Why is this such a ‘thorny’ issue? After all, doing research with ‘real people’ is one of those things everybody agrees is generally a good thing to do, right?
But product owners and delivery teams often seem to struggle to find the time for regular research. And that’s because, even if you’re doing it on a shoestring it’s something that takes effort.
User research takes effort because it is one extra thing to think about. At the pace of an agile delivery project, sometimes it’s hard to synchronise the effort of research with the speed of delivery. Without a thoughtful research plan, and a library of user research, it might appear to be non-trivial to match up the right piece of insight with the right bit of design and development – and this means teams sometimes struggle to see the value of doing the research in the first place. (It’s not necessarily that hard, as we’ll see below, but it is one more thing to think about while you’re trying to build momentum).
5,000 miles away
And then there’s the cost. The team we were in at the Home Office spent time putting together a persuasive business case for a research project abroad while we were building the China Visit Visa product. Here’s what the Home Office Product Owner had to say about the user research project 5,000 miles away.

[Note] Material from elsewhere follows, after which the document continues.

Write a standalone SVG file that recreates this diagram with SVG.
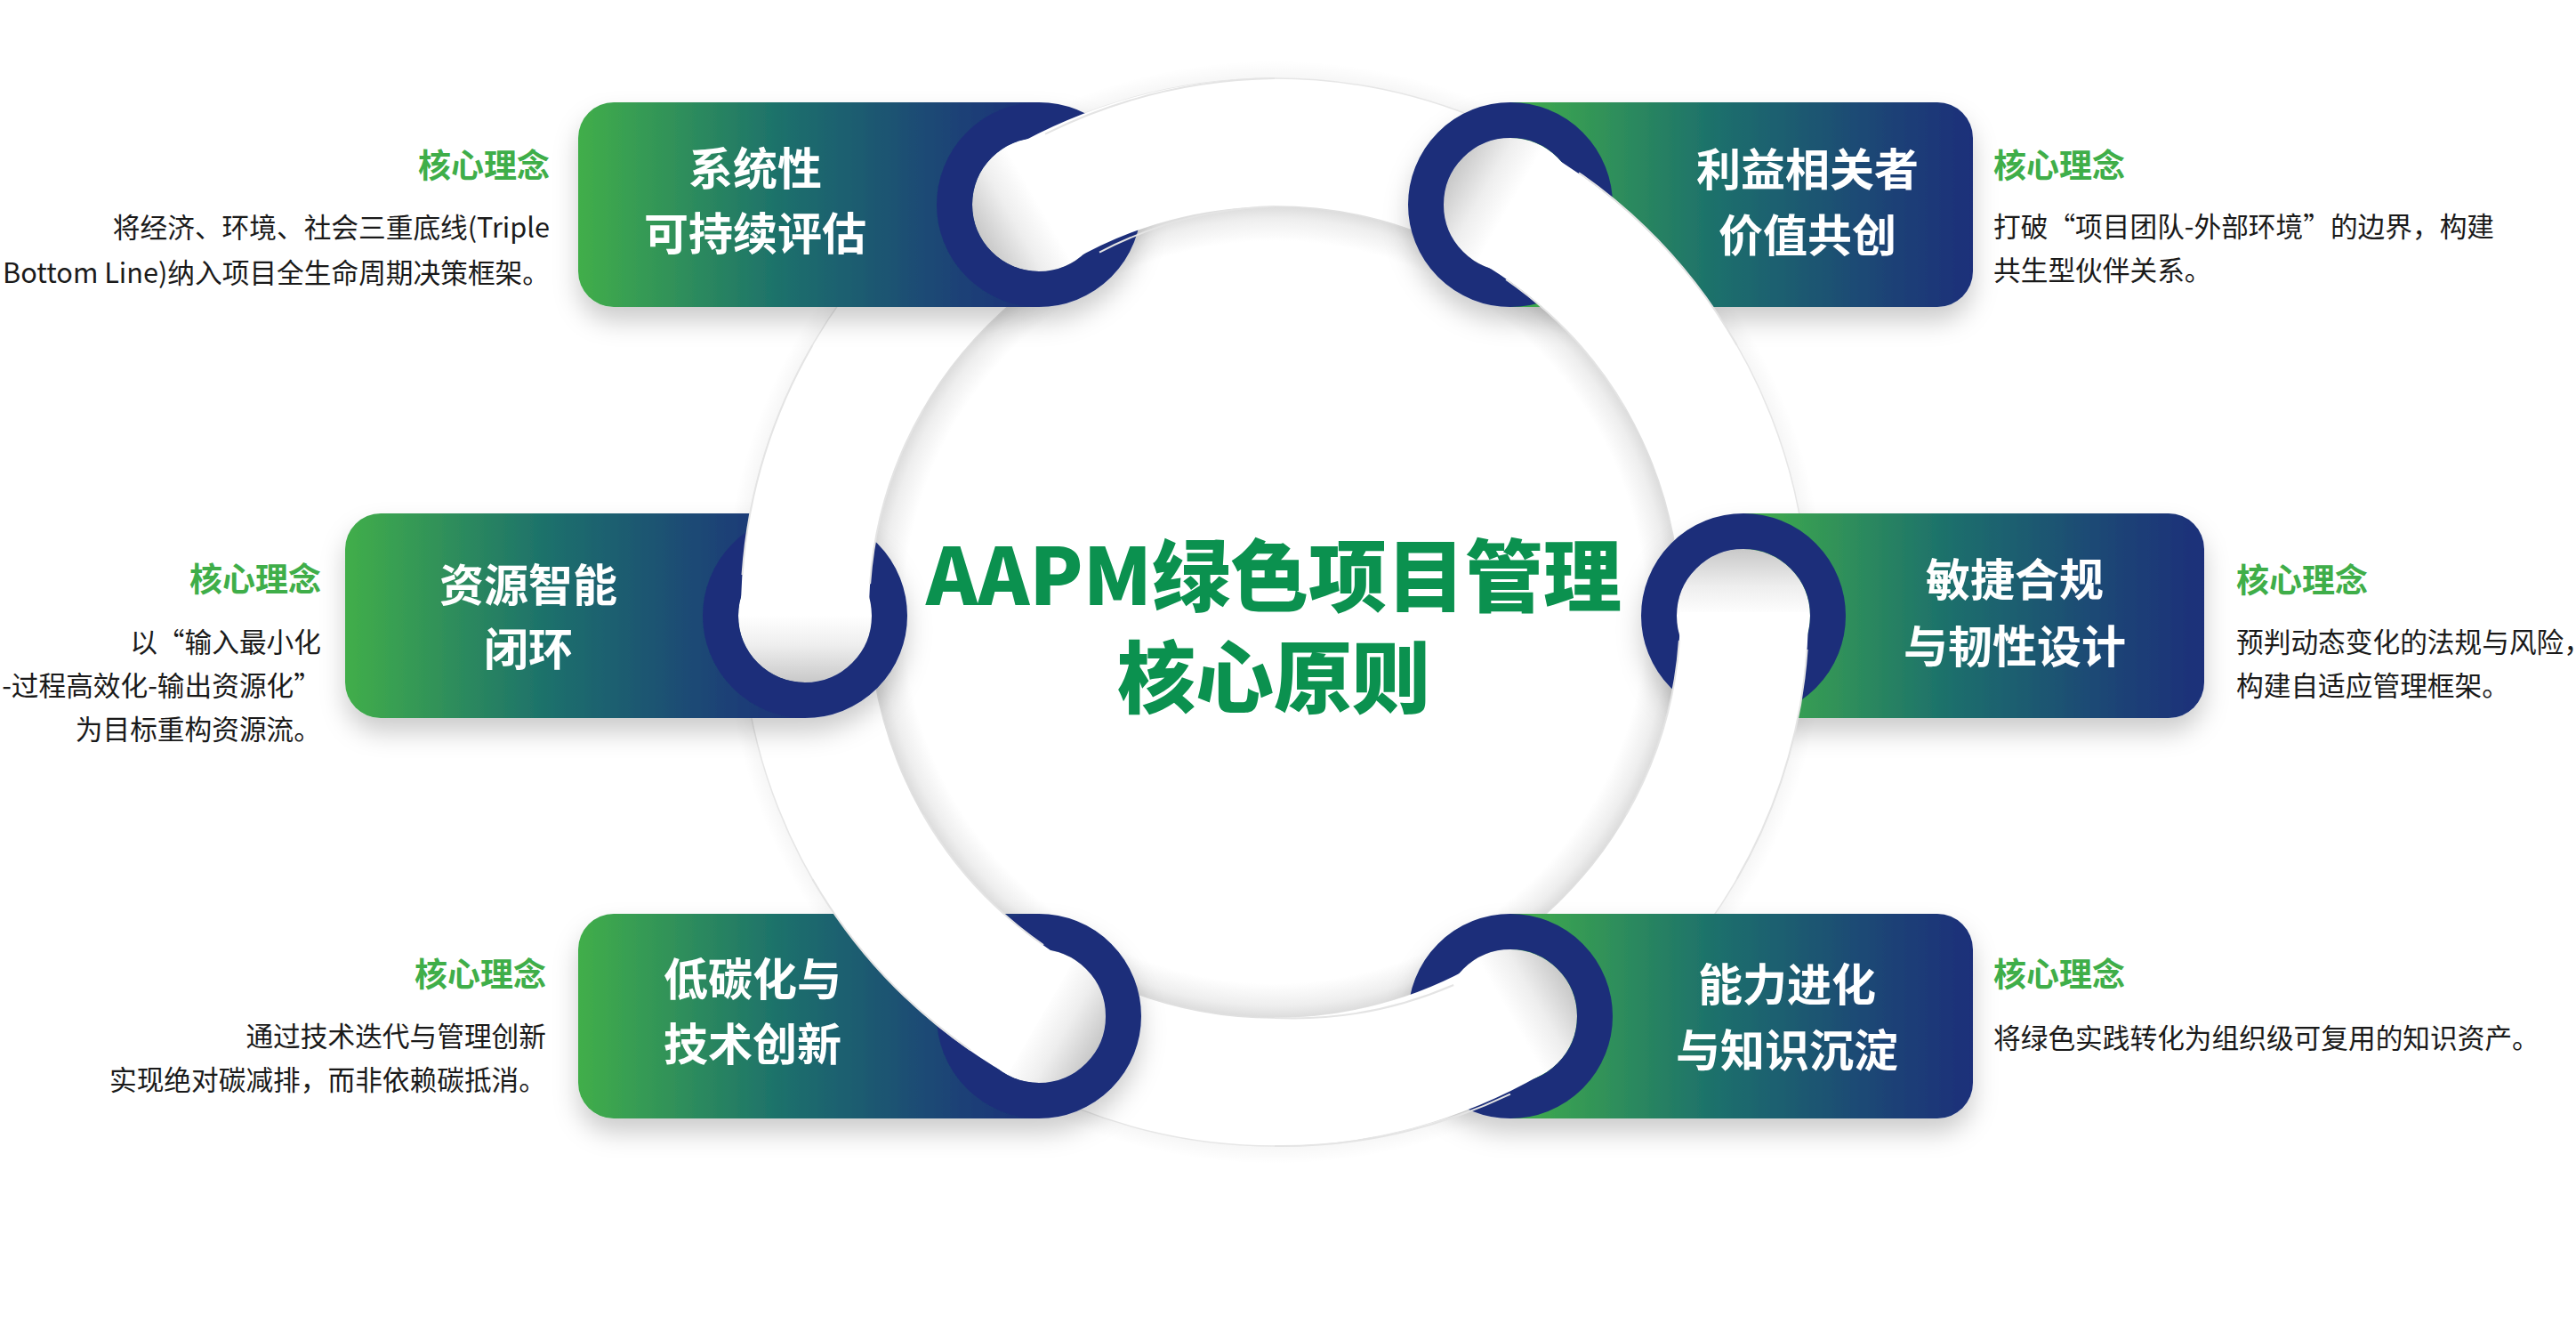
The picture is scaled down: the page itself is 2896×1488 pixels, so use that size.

We invested our travel budget in two trips to China – to support transition testing and to conduct post-release user research. Both were money well spent, highlighting a variety of changes and improvements we could make. There is no doubt in my mind that one of our big lessons learnt is that there would have been value in sending our researchers out to China much earlier.
An interface in Chinese?
It’s not just the cost of the trip itself, but the sheer amount of preparation and planning required to pull it off. Especially, when you’re building a product with an interface in Chinese!
An obvious target for measuring how effective user research is seems to be ‘how much.’ How much research did we do? Or how many users did we speak to? You can argue that the type of usability testing (don’t call it user testing!) teams often do can be measured with ‘number of issues and fixes identified’. That makes sense if you’re testing and are focused on increasing quality. But it makes a lot less sense if you’re viewing user research as an investment.
You should be seeing user research as something which can save you money rather than some narrow use as a bug-fixing, snag-spotting tool. Done right, user research can save you a ton of effort and take you far beyond the bureaucratic nature of compliance efforts. You don’t often see Product Owners wishing they’d put less effort into user research or wishing they’d left it to the last minute.
Exposure Time
At GDS, they’re big on Exposure Time. Everybody in a delivery team should see people using the product you’re building so measuring this makes sense – it’s a great proxy metric for success and widely applicable to all delivery teams.
But I’ve got a couple of metrics I monitored very closely during my time with Equal Experts at the Home Office. Admittedly, they’re not as concrete as the minimum of ‘2 hours for everybody, every 6 weeks’. But they helped me understand when we were doing something right.
- How many developers and BAs turned up voluntarily and asked questions, laughed or grimaced at the ‘UX corner’ segment of the weekly showcase?
Every week we did around a 10-minute slot at showcase and showed ‘supercuts’ of issues (we edited user research footage together into themes and highlighted common difficulties). Or we talked through research summaries and asked the room to come up with ideas why users were having problems.
Closing the loop
I gave a special extended ‘UX Corner’ presentation to a packed house when we got back from China. This sparked discussions which carried on for days. The photos I took (which you can see in the blogs linked to above) were particularly useful. You could see developers ‘closing the loop’ as they gained, for the first time, a sense of the scale of the ‘real world’ operation they were feeding with the software we were building.
- How many times did developers make improvements or suggestions to the UX designs I produced for the product?
These suggestions are easily the most gratifying measure of user research carried out well. When developers make suggestions for how to improve the product you’re working on based on the clips of footage or summaries of research they’ve seen, you know you’re doing something very right.
A valuable investment
Done right, user research may cost you a significant amount of effort, but it is a valuable investment. When the whole team feels like they have the tools to contribute to the overall experience, you release less stuff which needs fixing. Quality, even if it involves sending researchers all the way to China, is usually cost effective.